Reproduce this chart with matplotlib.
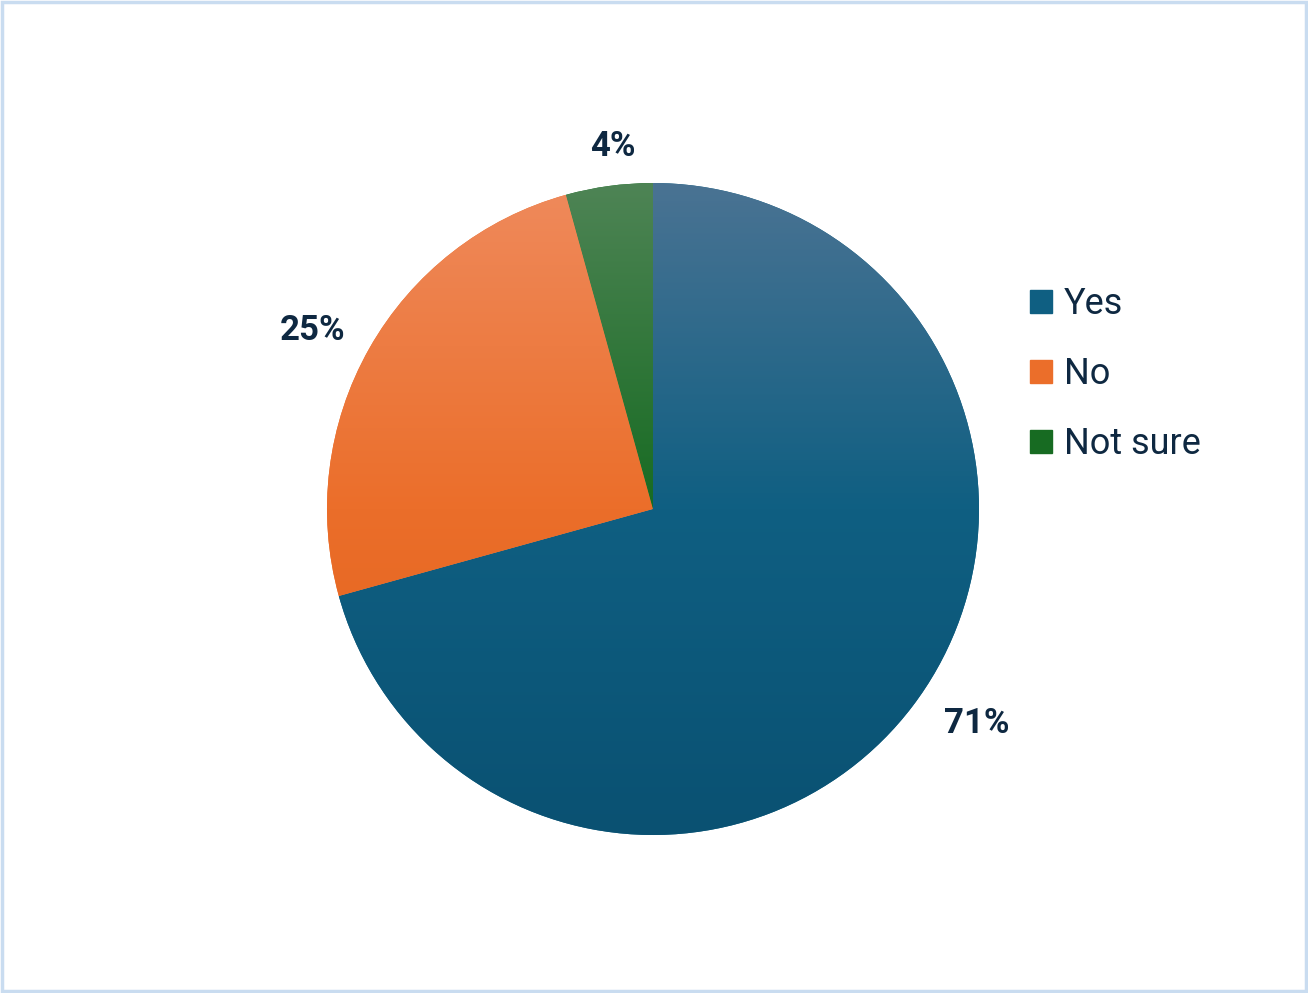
import numpy as np
import matplotlib
matplotlib.use("Agg")
from matplotlib import pyplot as plt
from matplotlib.colors import LinearSegmentedColormap
from matplotlib.patches import Rectangle

# data
labels = ["Yes", "No", "Not sure"]
shares = [70.7, 25.0, 4.3]
pct_text = ["71%", "25%", "4%"]
top_colors = ["#4A7393", "#EF8A5C", "#4E8455"]
base_colors = ["#0F5F82", "#EB6E2A", "#176B22"]
bottom_colors = ["#0A5172", "#E05E18", "#10661C"]
text_color = "#0E2841"

plt.rcParams["font.family"] = ["Roboto", "DejaVu Sans"]

fig = plt.figure(figsize=(13.08, 9.93), dpi=100)
fig.patch.set_facecolor("white")

# pie axes: center (653,509) px, radius 326 px
R = 326
half = 1.25 * R
cx, cy = 653, 993 - 509
ax = fig.add_axes([(cx - half) / 1308, (cy - half) / 993, 2 * half / 1308, 2 * half / 993])

wedges, _ = ax.pie(shares, startangle=90, counterclock=False, colors=base_colors,
                   wedgeprops=dict(linewidth=0))
ax.set_xlim(-1.25, 1.25)
ax.set_ylim(-1.25, 1.25)
ax.set_aspect("equal")
ax.axis("off")

# vertical gradient fill per slice (light top, solid from the middle down)
grad = np.linspace(0, 1, 256).reshape(-1, 1)
for w, c0, c1, c2 in zip(wedges, top_colors, base_colors, bottom_colors):
    cmap = LinearSegmentedColormap.from_list("g", [(0, c0), (0.5, c1), (1, c2)])
    im = ax.imshow(grad, cmap=cmap, extent=(-1, 1, -1, 1), aspect="auto",
                   origin="upper", zorder=2)
    im.set_clip_path(w)

# percentage labels outside slices
dists = [1.19, 1.18, 1.12]
nudge = [3.7, 1.8, -1.5]
start = 90.0
for s, t, d, n in zip(shares, pct_text, dists, nudge):
    mid = np.deg2rad(start - s * 3.6 / 2 + n)
    start -= s * 3.6
    ax.text(d * np.cos(mid), d * np.sin(mid), t, ha="center", va="center",
            fontsize=25, fontweight="bold", color=text_color, zorder=3)

handles = [Rectangle((0, 0), 1, 1, color=c) for c in base_colors]
fig.legend(handles, labels, loc="upper left", bbox_to_anchor=(1030 / 1308, 1 - 286 / 993),
           frameon=False, fontsize=26, labelcolor=text_color, handlelength=0.6,
           handleheight=0.6, handletextpad=0.33, labelspacing=0.94, borderaxespad=0,
           borderpad=0)

# outer border
fig.add_artist(Rectangle((0.0015, 0.002), 0.997, 0.996, transform=fig.transFigure,
                         fill=False, edgecolor="#C9DCF0", linewidth=2.5))

fig.savefig("out.png", dpi=100)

### Given exercise
The string "matplotlib" may appear in lines of the listing above; tally those lines and give the number only.

### Complete output
6